The majority of teams have the majority of their leading or trailing save percentages below the game tied save percentages but there are a number of occassions where that doesn’t occur and they are mostly related to up2 or up2+ save percentages.  The only teams that had a down1 or down2+ save percentage above game tied save percentage were:

  1. Dallas – Down1: 92.51% vs Tied: 91.74%
  2. Detroit – Down1: 93.05% vs Tied: 92.16%
  3. Pittsburgh: Down2+: 92.87% vs Tied: 92.78%
  4. Minnesota:  Down2+: 93.21% vs Tied: 92.89%
  5. Florida: Down1: 93.92% vs Tied: 93.23%

On average, teams had their down 1 goal save percentage 1.3% lower than their game tied save percentage and their down 2+ goal save percentage 1.90% lower than their game tied save percentage.  The average team save percentage at 5v5 tied is 92.7% vs 91.4% down a goal, 90.8% down 2+ goals, 92.2% up a goal and 92.1% up 2 goals.  Tailing can have a sizable negative impact on save percentage where as leading can have a minor negative impact.

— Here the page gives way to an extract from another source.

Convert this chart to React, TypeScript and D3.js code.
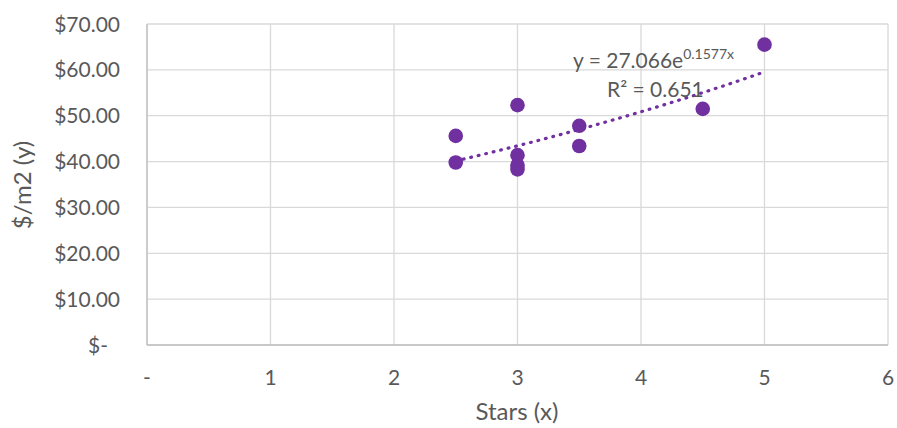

So what does this mean?  It means we need to be careful when evaluating goalies (and probably shooters to some extent) based on save percentage (special team effects) or even 5v5 even strength save percentage because the game situations a goalie has been exposed to will influence the goalies save percentage.  A goalie on a weak team will have his save percentage lowered simply because his team is going to be trailing more often and be forced to take chances to create offense and thus he will be exposed to tougher shots where as a goalie on a good team who leads the game more than they trail a lot will not face as many tough shots.

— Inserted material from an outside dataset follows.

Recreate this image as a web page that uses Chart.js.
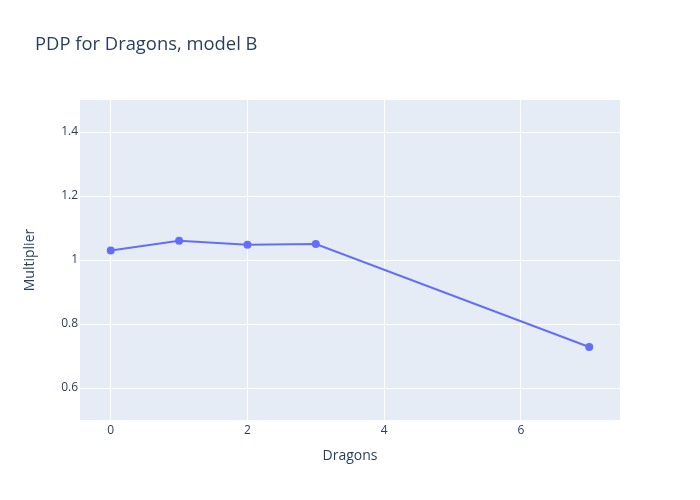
<!DOCTYPE html>
<html>
<head>
<meta charset="utf-8">
<script src="https://cdn.jsdelivr.net/npm/chart.js@4"></script>
<style>
  html, body { margin: 0; padding: 0; background: #fff; }
  #wrap { width: 700px; height: 500px; }
</style>
</head>
<body>
<div id="wrap"><canvas id="pdpChart" width="700" height="500"></canvas></div>
<script>
// ===== DATA =====
const dragons = [0, 1, 2, 3, 7];
const multiplier = [1.030, 1.060, 1.048, 1.050, 0.728];
const xTicks = [0, 2, 4, 6];
const yTicks = [0.6, 0.8, 1, 1.2, 1.4];

const textColor = '#2a3f5f';
const fontFamily = '"Open Sans", "Liberation Sans", sans-serif';

// plot background + title, plotly style
const plotBg = {
    id: 'plotBg',
    beforeDraw(chart) {
        const { ctx, chartArea: a } = chart;
        ctx.save();
        ctx.fillStyle = '#e5ecf6';
        ctx.fillRect(a.left, a.top, a.right - a.left, a.bottom - a.top);
        ctx.restore();
    },
    afterDraw(chart) {
        const ctx = chart.ctx;
        ctx.save();
        ctx.font = '18.4px ' + fontFamily;
        ctx.fillStyle = textColor;
        ctx.textBaseline = 'middle';
        ctx.textAlign = 'left';
        ctx.fillText('PDP for Dragons, model B', 35, 45);
        ctx.restore();
    }
};

new Chart(document.getElementById('pdpChart'), {
    type: 'line',
    data: {
        datasets: [{
            label: 'model B',
            data: dragons.map((d, i) => ({ x: d, y: multiplier[i] })),
            borderColor: '#636efa',
            backgroundColor: '#636efa',
            borderWidth: 2,
            pointRadius: 3,
            pointHoverRadius: 3,
            tension: 0
        }]
    },
    options: {
        responsive: false,
        animation: false,
        layout: { padding: { top: 100, right: 80, left: 0, bottom: 0 } },
        plugins: {
            legend: { display: false },
            tooltip: { enabled: false }
        },
        scales: {
            x: {
                type: 'linear',
                min: -0.45, max: 7.45,
                afterBuildTicks: s => { s.ticks = xTicks.map(v => ({ value: v })); },
                afterFit: s => { s.height = 80; },
                ticks: { color: textColor, font: { family: fontFamily, size: 12 }, padding: 3, callback: v => String(v) },
                grid: { color: '#ffffff', lineWidth: 1, drawTicks: false },
                border: { display: false },
                title: { display: true, text: 'Dragons', color: textColor, font: { family: fontFamily, size: 14 }, padding: { top: 0, bottom: 35.6 } }
            },
            y: {
                min: 0.5, max: 1.5,
                afterBuildTicks: s => { s.ticks = yTicks.map(v => ({ value: v })); },
                afterFit: s => { s.width = 80; },
                ticks: { color: textColor, font: { family: fontFamily, size: 12 }, padding: 2, callback: v => String(v) },
                grid: { color: '#ffffff', lineWidth: 1, drawTicks: false },
                border: { display: false },
                title: { display: true, text: 'Multiplier', color: textColor, font: { family: fontFamily, size: 14 }, padding: { top: 21.6, bottom: 0 } }
            }
        }
    },
    plugins: [plotBg]
});
</script>
</body>
</html>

One interesting thing I noticed while doing all this was the Toronto Maple Leafs up by a single goal performance over the last 3 seasons.  While they were middle of the pack 5v5 game tied (16th in 3 year 5v5 game tied save percentage), they were downright horrific when they got up a goal.  They just couldn’t hold a lead.  The three worst single season save percentages when up a goal were the 2009-10 Leafs, 2008-09 Leafs, and the 2007-08 Leafs so they were three for three there.  Over the course of the past 3 seasons the Leafs posted an 88.4 save percentage when up a goal which was 3.44 standard deviations from the mean.  Next worse what the Ottawa Senators who were well ahead of them at 90.8, a mere 1.23 standard deviations from the mean.  The good news for Leaf fans is their 5v5 up a goal save percentage is much better this year: 95.6% (better than any team in any of the last 3 seasons), 97.2 for Gustavsson and 93.9% for Giguere so they are much better at maintaining the lead.  Unfortunately this season they can’t score well enough to get them a lead to protect.